Green MP Nandor Tanczos today called for the President of the Police Association Greg O'Connor to apologise for publicly implying that Nandor had misled the public.

Mr O'Connor told a Select Committee in July that the reason why Nandor had been stopped and searched repeatedly by the police when he was younger was because they may have thought he looked like a criminal and that they may have believed he was carrying a knife.

On the Kim Hill Show yesterday Mr O'Connor denied making these comments in the Select Committee.

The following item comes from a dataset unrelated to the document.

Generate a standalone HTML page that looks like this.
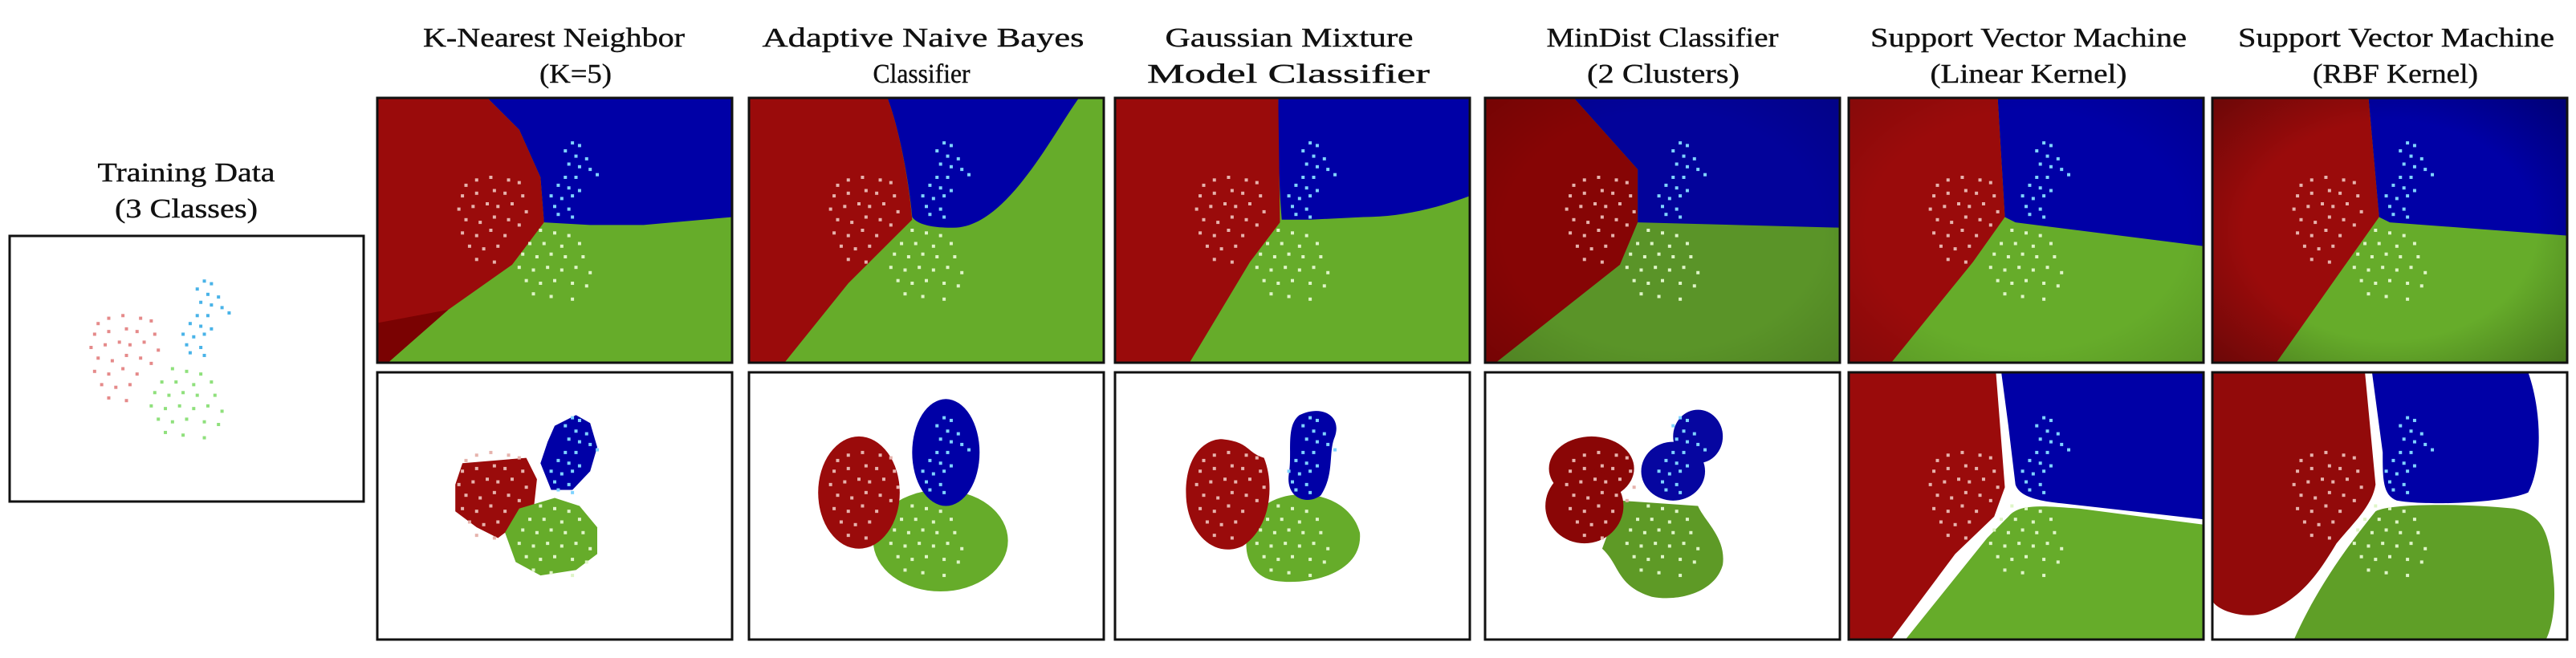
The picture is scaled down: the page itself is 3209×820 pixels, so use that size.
<!DOCTYPE html>
<html><head><meta charset="utf-8"><style>
html,body{margin:0;padding:0;background:#fff;}
svg{display:block;}
text{font-family:"Liberation Serif",serif;fill:#111;}
</style></head><body>
<svg id="fig" width="3209" height="820" viewBox="0 0 3209 820" xmlns="http://www.w3.org/2000/svg">
<defs>
<radialGradient id="shadeDark" cx="0.5" cy="0.5" r="0.75"><stop offset="0.55" stop-color="#000" stop-opacity="0"/><stop offset="1" stop-color="#000" stop-opacity="0.35"/></radialGradient>
<radialGradient id="shadeLight" cx="0.5" cy="0.5" r="0.75"><stop offset="0.6" stop-color="#000" stop-opacity="0"/><stop offset="1" stop-color="#000" stop-opacity="0.15"/></radialGradient>
</defs>
<g id="titles" style="font-weight:500" stroke="#111" stroke-width="0.4">
<text x="232" y="226" text-anchor="middle" font-size="34" textLength="221" lengthAdjust="spacingAndGlyphs">Training Data</text>
<text x="232" y="271" text-anchor="middle" font-size="34" textLength="178" lengthAdjust="spacingAndGlyphs">(3 Classes)</text>
<text x="690" y="58" text-anchor="middle" font-size="34" textLength="326" lengthAdjust="spacingAndGlyphs">K-Nearest Neighbor</text>
<text x="717" y="103" text-anchor="middle" font-size="34" textLength="90" lengthAdjust="spacingAndGlyphs">(K=5)</text>
<text x="1150" y="58" text-anchor="middle" font-size="34" textLength="401" lengthAdjust="spacingAndGlyphs">Adaptive Naive Bayes</text>
<text x="1148" y="103" text-anchor="middle" font-size="34" textLength="121" lengthAdjust="spacingAndGlyphs">Classifier</text>
<text x="1606" y="58" text-anchor="middle" font-size="34" textLength="309" lengthAdjust="spacingAndGlyphs">Gaussian Mixture</text>
<text x="1605" y="103" text-anchor="middle" font-size="34" textLength="352" lengthAdjust="spacingAndGlyphs">Model Classifier</text>
<text x="2071" y="58" text-anchor="middle" font-size="34" textLength="289" lengthAdjust="spacingAndGlyphs">MinDist Classifier</text>
<text x="2072" y="103" text-anchor="middle" font-size="34" textLength="190" lengthAdjust="spacingAndGlyphs">(2 Clusters)</text>
<text x="2527" y="58" text-anchor="middle" font-size="34" textLength="394" lengthAdjust="spacingAndGlyphs">Support Vector Machine</text>
<text x="2527" y="103" text-anchor="middle" font-size="34" textLength="245" lengthAdjust="spacingAndGlyphs">(Linear Kernel)</text>
<text x="2985" y="58" text-anchor="middle" font-size="34" textLength="394" lengthAdjust="spacingAndGlyphs">Support Vector Machine</text>
<text x="2984" y="103" text-anchor="middle" font-size="34" textLength="206" lengthAdjust="spacingAndGlyphs">(RBF Kernel)</text>
</g>
<g id="panels"></g>
</svg>
<script>
// training data (relative coordinates within panel)
const redPts = [[0.25,0.33],[0.28,0.31],[0.32,0.30],[0.37,0.31],[0.40,0.32],[0.24,0.37],[0.28,0.36],[0.33,0.35],[0.36,0.36],[0.41,0.37],[0.23,0.42],[0.27,0.41],[0.31,0.40],[0.34,0.41],[0.38,0.40],[0.42,0.43],[0.25,0.46],[0.29,0.47],[0.33,0.45],[0.37,0.46],[0.40,0.48],[0.24,0.51],[0.28,0.52],[0.32,0.50],[0.36,0.52],[0.26,0.56],[0.30,0.57],[0.34,0.56],[0.28,0.61],[0.33,0.62]];
const bluePts = [[0.55,0.17],[0.57,0.18],[0.53,0.20],[0.56,0.22],[0.59,0.23],[0.54,0.25],[0.57,0.26],[0.60,0.27],[0.62,0.29],[0.53,0.30],[0.56,0.30],[0.51,0.33],[0.54,0.34],[0.57,0.35],[0.49,0.37],[0.52,0.38],[0.55,0.37],[0.50,0.41],[0.54,0.42],[0.51,0.44],[0.55,0.45]];
const greenPts = [[0.46,0.50],[0.50,0.51],[0.54,0.52],[0.43,0.55],[0.47,0.55],[0.52,0.56],[0.57,0.55],[0.41,0.59],[0.45,0.60],[0.49,0.59],[0.53,0.60],[0.58,0.60],[0.40,0.64],[0.44,0.65],[0.48,0.64],[0.52,0.65],[0.56,0.64],[0.60,0.66],[0.42,0.69],[0.46,0.70],[0.50,0.69],[0.55,0.70],[0.59,0.71],[0.44,0.74],[0.49,0.75],[0.55,0.76]];

const NS = "http://www.w3.org/2000/svg";
const root = document.getElementById('panels');
const R = "#9a0b0b", B = "#0000a6", G = "#66ac2a";
const Rd = "#7a0202", Bd = "#03039a", Gd = "#5a9428";

function mk(tag, attrs, parent){ const e=document.createElementNS(NS,tag); for(const k in attrs) e.setAttribute(k,attrs[k]); parent.appendChild(e); return e; }

function panel(name, x, y, w, h, draw, dotColors){
  const g = mk('g',{transform:`translate(${x},${y})`}, root);
  
  
  const cid = 'clip-'+name;
  const cp = mk('clipPath',{id:cid}, g); mk('rect',{x:0,y:0,width:w,height:h}, cp);
  const inner = mk('g',{'clip-path':`url(#${cid})`}, g);
  mk('rect',{x:0,y:0,width:w,height:h,fill:'#fff'}, inner);
  const sx = v=>v*w, sy = v=>v*h;
  const poly = (pts, fill, nm)=>{ const p=mk('path',{d:'M'+pts.map(q=>sx(q[0]).toFixed(1)+','+sy(q[1]).toFixed(1)).join('L')+'Z',fill:fill},inner);
    
     return p; };
  const ell = (cx,cy,rx,ry,fill,nm)=>{ const p=mk('ellipse',{cx:sx(cx),cy:sy(cy),rx:sx(rx),ry:sy(ry),fill:fill},inner);
    
     return p; };
  const pathD = (d, fill, nm)=>{ const dd=d.replace(/(-?[\d.]+),(-?[\d.]+)/g,(m,a,b)=>sx(+a).toFixed(1)+','+sy(+b).toFixed(1));
    const p=mk('path',{d:dd,fill:fill},inner);
    
     return p; };
  draw({poly,ell,pathD,inner,w,h});
  const sets=[[redPts,dotColors[0],'red'],[bluePts,dotColors[1],'blue'],[greenPts,dotColors[2],'green']];
  sets.forEach(([pts,c,cls])=>pts.forEach(p=>{
    const d=mk('rect',{x:sx(p[0])-2,y:sy(p[1])-2,width:4,height:4,fill:c},inner);
    
    
  }));
  const b=mk('rect',{x:0,y:0,width:w,height:h,fill:'none',stroke:'#111','stroke-width':3},g);
  
  
}
const onColor=['#e6b3ad','#7fd3ff','#dff5c8'];
const TY=122, TH=330, BY=464, BH=333, PW=442;
const X=[470,933,1389,1850,2303,2756];

panel('training-data-plot',12,294,441,331,()=>{},['#e58a8a','#49b3e8','#8fe07c']);

// KNN
panel('knn-top',X[0],TY,PW,TH,({poly})=>{
  poly([[0,0],[1,0],[1,1],[0,1]],G,'green-region');
  poly([[0.31,0],[1,0],[1,0.45],[0.75,0.48],[0.6,0.48],[0.47,0.47],[0.46,0.3],[0.4,0.12]],B,'blue-region');
  poly([[0,0],[0.31,0],[0.4,0.12],[0.46,0.3],[0.47,0.47],[0.38,0.63],[0.2,0.8],[0.03,1],[0,1]],R,'red-region');
  poly([[0,0.85],[0.2,0.8],[0.03,1],[0,1]],Rd,'red-dark');
},onColor);
panel('knn-bottom',X[0],BY,PW,BH,({pathD})=>{
  pathD('M0.24,0.34 L0.42,0.32 L0.45,0.4 L0.44,0.52 L0.38,0.58 L0.34,0.62 L0.28,0.58 L0.22,0.52 L0.22,0.42Z',R,'red-blob');
  pathD('M0.50,0.2 L0.56,0.16 L0.6,0.19 L0.62,0.28 L0.6,0.37 L0.55,0.44 L0.49,0.44 L0.46,0.34 L0.48,0.26Z',B,'blue-blob');
  pathD('M0.40,0.51 L0.50,0.47 L0.57,0.5 L0.62,0.58 L0.62,0.68 L0.56,0.74 L0.46,0.76 L0.39,0.71 L0.36,0.6Z',G,'green-blob');
},onColor);

// Adaptive Naive Bayes
panel('adaptive-bayes-top',X[1],TY,PW,TH,({pathD})=>{
  pathD('M0,0 L1,0 L1,1 L0,1Z',G,'green-region');
  pathD('M0.39,0 L0.93,0 C0.85,0.15 0.72,0.5 0.57,0.49 C0.5,0.49 0.47,0.47 0.46,0.45 C0.45,0.3 0.42,0.1 0.39,0Z',B,'blue-region');
  pathD('M0,0 L0.39,0 C0.42,0.1 0.45,0.3 0.46,0.46 L0.28,0.7 L0.1,1 L0,1Z',R,'red-region');
},onColor);
panel('adaptive-bayes-bottom',X[1],BY,PW,BH,({ell})=>{
  ell(0.54,0.63,0.19,0.19,G,'green-blob');
  ell(0.31,0.45,0.115,0.21,R,'red-blob');
  ell(0.555,0.30,0.095,0.2,B,'blue-blob');
},onColor);

// GMM
panel('gmm-top',X[2],TY,PW,TH,({pathD})=>{
  pathD('M0,0 L1,0 L1,1 L0,1Z',G,'green-region');
  pathD('M0.46,0 L1,0 L1,0.37 C0.9,0.42 0.8,0.45 0.7,0.45 L0.55,0.46 L0.47,0.46 C0.46,0.3 0.46,0.1 0.46,0Z',B,'blue-region');
  pathD('M0,0 L0.46,0 L0.465,0.47 L0.38,0.62 L0.21,1 L0,1Z',R,'red-region');
},onColor);
panel('gmm-bottom',X[2],BY,PW,BH,({ell,pathD})=>{
  pathD('M0.42,0.5 C0.5,0.42 0.66,0.45 0.69,0.6 C0.7,0.75 0.55,0.8 0.45,0.78 C0.36,0.76 0.34,0.6 0.42,0.5Z',G,'green-blob');
  pathD('M0.3,0.25 C0.38,0.26 0.37,0.3 0.42,0.32 C0.45,0.42 0.44,0.58 0.36,0.65 C0.28,0.7 0.2,0.6 0.2,0.45 C0.2,0.3 0.26,0.25 0.3,0.25Z',R,'red-blob');
  pathD('M0.52,0.16 C0.58,0.12 0.64,0.16 0.62,0.24 C0.6,0.3 0.62,0.38 0.58,0.46 C0.54,0.5 0.48,0.47 0.49,0.38 C0.5,0.3 0.48,0.2 0.52,0.16Z',B,'blue-blob');
},onColor);

// MinDist
panel('mindist-top',X[3],TY,PW,TH,({poly,inner,w,h})=>{
  poly([[0,0],[1,0],[1,1],[0,1]],Gd,'green-region');
  poly([[0.25,0],[1,0],[1,0.49],[0.43,0.47],[0.43,0.27]],Bd,'blue-region');
  poly([[0,0],[0.25,0],[0.43,0.27],[0.43,0.47],[0.38,0.63],[0.03,1],[0,1]],"#860505",'red-region');
  mk('rect',{x:0,y:0,width:w,height:h,fill:'url(#shadeLight)'},inner);
},onColor);
panel('mindist-bottom',X[3],BY,PW,BH,({ell,pathD})=>{
  pathD('M0.38,0.48 L0.6,0.5 C0.62,0.56 0.68,0.62 0.67,0.72 C0.65,0.82 0.55,0.86 0.47,0.84 C0.37,0.8 0.38,0.72 0.33,0.66Z','#5e9a26','green-blob');
  ell(0.3,0.36,0.12,0.12,"#8a0606",'red-blob-upper');
  ell(0.28,0.5,0.11,0.14,"#8a0606",'red-blob-lower');
  ell(0.6,0.24,0.07,0.1,"#0606a0",'blue-blob-upper');
  ell(0.53,0.37,0.09,0.11,"#0606a0",'blue-blob-lower');
},onColor);

// SVM Linear
panel('svm-linear-top',X[4],TY,PW,TH,({poly,inner,w,h})=>{
  poly([[0,0],[1,0],[1,1],[0,1]],G,'green-region');
  poly([[0.42,0],[1,0],[1,0.56],[0.47,0.47],[0.44,0.45]],B,'blue-region');
  poly([[0,0],[0.42,0],[0.44,0.45],[0.35,0.62],[0.12,1],[0,1]],R,'red-region');
  mk('rect',{x:0,y:0,width:w,height:h,fill:'url(#shadeLight)'},inner);
},onColor);
panel('svm-linear-bottom',X[4],BY,PW,BH,({pathD})=>{
  pathD('M0.45,0.54 C0.48,0.49 0.55,0.5 0.65,0.51 L1,0.57 L1,1 L0.16,1 L0.39,0.62Z',G,'green-region');
  pathD('M0.43,0 L1,0 L1,0.55 L0.6,0.49 C0.52,0.48 0.48,0.46 0.47,0.42 L0.45,0.2Z',B,'blue-region');
  pathD('M0,0 L0.415,0 L0.44,0.43 L0.41,0.54 L0.3,0.68 L0.12,1 L0,1Z',R,'red-region');
},onColor);

// SVM RBF
panel('svm-rbf-top',X[5],TY,PW,TH,({poly,inner,w,h})=>{
  poly([[0,0],[1,0],[1,1],[0,1]],G,'green-region');
  poly([[0.44,0],[1,0],[1,0.52],[0.8,0.5],[0.5,0.47],[0.47,0.45]],B,'blue-region');
  poly([[0,0],[0.44,0],[0.47,0.45],[0.38,0.62],[0.18,1],[0,1]],R,'red-region');
  mk('rect',{x:0,y:0,width:w,height:h,fill:'url(#shadeDark)'},inner);
},onColor);
panel('svm-rbf-bottom',X[5],BY,PW,BH,({pathD})=>{
  pathD('M0.46,0.52 C0.5,0.49 0.7,0.49 0.85,0.51 C0.93,0.53 0.95,0.6 0.96,0.75 C0.97,0.85 0.96,0.95 0.94,1 L0.23,1 C0.28,0.85 0.35,0.7 0.46,0.52Z',"#5f9f27",'green-region');
  pathD('M0.45,0 L0.89,0 C0.93,0.15 0.93,0.35 0.89,0.45 C0.82,0.49 0.6,0.5 0.52,0.48 C0.48,0.46 0.48,0.4 0.48,0.3 Z',B,'blue-region');
  pathD('M0,0 L0.43,0 L0.46,0.42 C0.45,0.5 0.4,0.56 0.35,0.64 C0.3,0.75 0.25,0.85 0.15,0.9 C0.08,0.93 0,0.88 0,0.85Z',"#920a0a",'red-region');
},onColor);
</script>
</body></html>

When Nandor raised this exchange in an interview on the Kim Hill Show yesterday Mr O'Connor said: 'Nandor is the only one who heard me say that... that isn't actually what happened... there were media present, there was a lot of other members of the select committee present, no-one else heard me say that, Nandor was the only one who heard me say that... Nandor's 'interpretation' was reported in The Herald.'

"In fact the reporting of this event in The Herald is quite clear and it quotes Mr O'Connor verbatim," Nandor said. "The Herald has had no complaints about the reporting of this exchange and the reporter stands by her story."

In responding to Mr Tanczos' questions in Select Committee as to why he was searched, The Herald on July 19 quoted Mr O'Connor as saying: 'When you were stopped, it wouldn't be looking for cannabis. They [police] might believe you had a knife... Now they know who you are they know you're unlikely to have a knife'.

The Herald also said: 'Mr O'Connor said Mr Tanczos' appearance could have led police officers to believe he was involved in criminal activity'.

Nandor said he had written to the Police Commissioner earlier this year expressing his concern at the police practice outlined by Mr O'Connor. The Commissioner wrote back saying Mr O'Connor disputed Nandor's version of events and that independent evidence was being sought before a final response would be made.

"Mr O'Connor has said on National Radio that this never happened. He has also told the Police Commissioner it didn't happen. The evidence shows that it did," said Nandor.

"Mr O'Connor made surprisingly frank statements to the Select Committee and just because they don't suit him any longer he cannot rewrite history. Claiming that I have got it wrong cannot change what happened.

"If Mr O'Connor has evidence to the contrary he should produce it. Otherwise I expect an apology from him for slurring my reputation. He should also set the record straight with the Police Commissioner."